DIRECTIVE: Repeat the lines below exactly as they appear, but leave out the images.

— start PROVIDED DATA —

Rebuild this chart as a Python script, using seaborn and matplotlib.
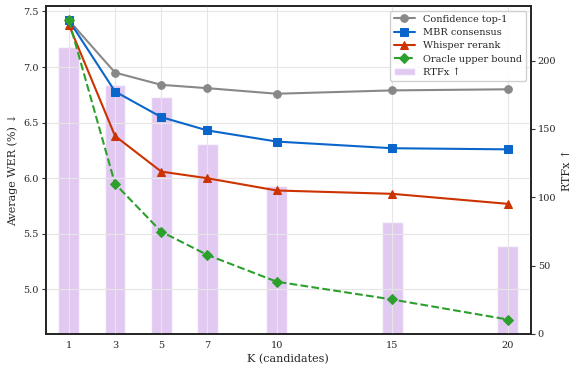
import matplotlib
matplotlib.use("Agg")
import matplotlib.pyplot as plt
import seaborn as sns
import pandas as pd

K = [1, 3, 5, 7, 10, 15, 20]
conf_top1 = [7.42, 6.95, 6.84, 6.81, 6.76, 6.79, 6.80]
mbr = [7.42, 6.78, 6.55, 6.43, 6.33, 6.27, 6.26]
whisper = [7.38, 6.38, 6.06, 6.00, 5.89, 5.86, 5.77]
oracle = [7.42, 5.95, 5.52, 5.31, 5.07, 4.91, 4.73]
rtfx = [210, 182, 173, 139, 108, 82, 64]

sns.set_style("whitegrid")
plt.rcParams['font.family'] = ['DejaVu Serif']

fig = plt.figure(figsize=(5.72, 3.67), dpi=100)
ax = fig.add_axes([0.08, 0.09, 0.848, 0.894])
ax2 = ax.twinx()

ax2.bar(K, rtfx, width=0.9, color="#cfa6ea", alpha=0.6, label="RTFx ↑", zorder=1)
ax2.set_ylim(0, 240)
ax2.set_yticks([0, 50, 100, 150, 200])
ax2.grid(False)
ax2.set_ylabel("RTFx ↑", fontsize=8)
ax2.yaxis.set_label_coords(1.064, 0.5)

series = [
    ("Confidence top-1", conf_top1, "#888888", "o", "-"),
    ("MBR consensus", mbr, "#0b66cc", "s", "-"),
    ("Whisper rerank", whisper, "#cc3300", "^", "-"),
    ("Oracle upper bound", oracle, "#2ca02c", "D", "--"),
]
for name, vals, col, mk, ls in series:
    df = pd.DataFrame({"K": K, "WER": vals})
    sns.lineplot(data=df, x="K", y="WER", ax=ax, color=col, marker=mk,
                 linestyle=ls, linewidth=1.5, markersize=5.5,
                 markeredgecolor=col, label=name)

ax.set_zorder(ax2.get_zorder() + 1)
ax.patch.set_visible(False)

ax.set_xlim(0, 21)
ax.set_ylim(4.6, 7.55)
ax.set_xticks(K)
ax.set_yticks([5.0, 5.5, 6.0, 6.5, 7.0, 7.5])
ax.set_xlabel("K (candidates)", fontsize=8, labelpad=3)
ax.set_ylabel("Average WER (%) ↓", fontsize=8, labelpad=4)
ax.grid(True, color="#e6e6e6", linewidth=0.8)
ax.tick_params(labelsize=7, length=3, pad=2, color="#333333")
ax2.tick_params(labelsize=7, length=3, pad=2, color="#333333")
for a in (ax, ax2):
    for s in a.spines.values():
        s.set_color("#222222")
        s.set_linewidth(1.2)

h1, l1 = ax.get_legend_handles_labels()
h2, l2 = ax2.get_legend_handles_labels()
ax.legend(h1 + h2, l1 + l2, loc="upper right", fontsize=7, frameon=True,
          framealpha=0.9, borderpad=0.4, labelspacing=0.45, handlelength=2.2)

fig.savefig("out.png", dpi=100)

— end PROVIDED DATA —

TASK RESPONSE:
Rebuild this chart as a Python script, using seaborn and matplotlib.
import matplotlib
matplotlib.use("Agg")
import matplotlib.pyplot as plt
import seaborn as sns
import pandas as pd

K = [1, 3, 5, 7, 10, 15, 20]
conf_top1 = [7.42, 6.95, 6.84, 6.81, 6.76, 6.79, 6.80]
mbr = [7.42, 6.78, 6.55, 6.43, 6.33, 6.27, 6.26]
whisper = [7.38, 6.38, 6.06, 6.00, 5.89, 5.86, 5.77]
oracle = [7.42, 5.95, 5.52, 5.31, 5.07, 4.91, 4.73]
rtfx = [210, 182, 173, 139, 108, 82, 64]

sns.set_style("whitegrid")
plt.rcParams['font.family'] = ['DejaVu Serif']

fig = plt.figure(figsize=(5.72, 3.67), dpi=100)
ax = fig.add_axes([0.08, 0.09, 0.848, 0.894])
ax2 = ax.twinx()

ax2.bar(K, rtfx, width=0.9, color="#cfa6ea", alpha=0.6, label="RTFx ↑", zorder=1)
ax2.set_ylim(0, 240)
ax2.set_yticks([0, 50, 100, 150, 200])
ax2.grid(False)
ax2.set_ylabel("RTFx ↑", fontsize=8)
ax2.yaxis.set_label_coords(1.064, 0.5)

series = [
    ("Confidence top-1", conf_top1, "#888888", "o", "-"),
    ("MBR consensus", mbr, "#0b66cc", "s", "-"),
    ("Whisper rerank", whisper, "#cc3300", "^", "-"),
    ("Oracle upper bound", oracle, "#2ca02c", "D", "--"),
]
for name, vals, col, mk, ls in series:
    df = pd.DataFrame({"K": K, "WER": vals})
    sns.lineplot(data=df, x="K", y="WER", ax=ax, color=col, marker=mk,
                 linestyle=ls, linewidth=1.5, markersize=5.5,
                 markeredgecolor=col, label=name)

ax.set_zorder(ax2.get_zorder() + 1)
ax.patch.set_visible(False)

ax.set_xlim(0, 21)
ax.set_ylim(4.6, 7.55)
ax.set_xticks(K)
ax.set_yticks([5.0, 5.5, 6.0, 6.5, 7.0, 7.5])
ax.set_xlabel("K (candidates)", fontsize=8, labelpad=3)
ax.set_ylabel("Average WER (%) ↓", fontsize=8, labelpad=4)
ax.grid(True, color="#e6e6e6", linewidth=0.8)
ax.tick_params(labelsize=7, length=3, pad=2, color="#333333")
ax2.tick_params(labelsize=7, length=3, pad=2, color="#333333")
for a in (ax, ax2):
    for s in a.spines.values():
        s.set_color("#222222")
        s.set_linewidth(1.2)

h1, l1 = ax.get_legend_handles_labels()
h2, l2 = ax2.get_legend_handles_labels()
ax.legend(h1 + h2, l1 + l2, loc="upper right", fontsize=7, frameon=True,
          framealpha=0.9, borderpad=0.4, labelspacing=0.45, handlelength=2.2)

fig.savefig("out.png", dpi=100)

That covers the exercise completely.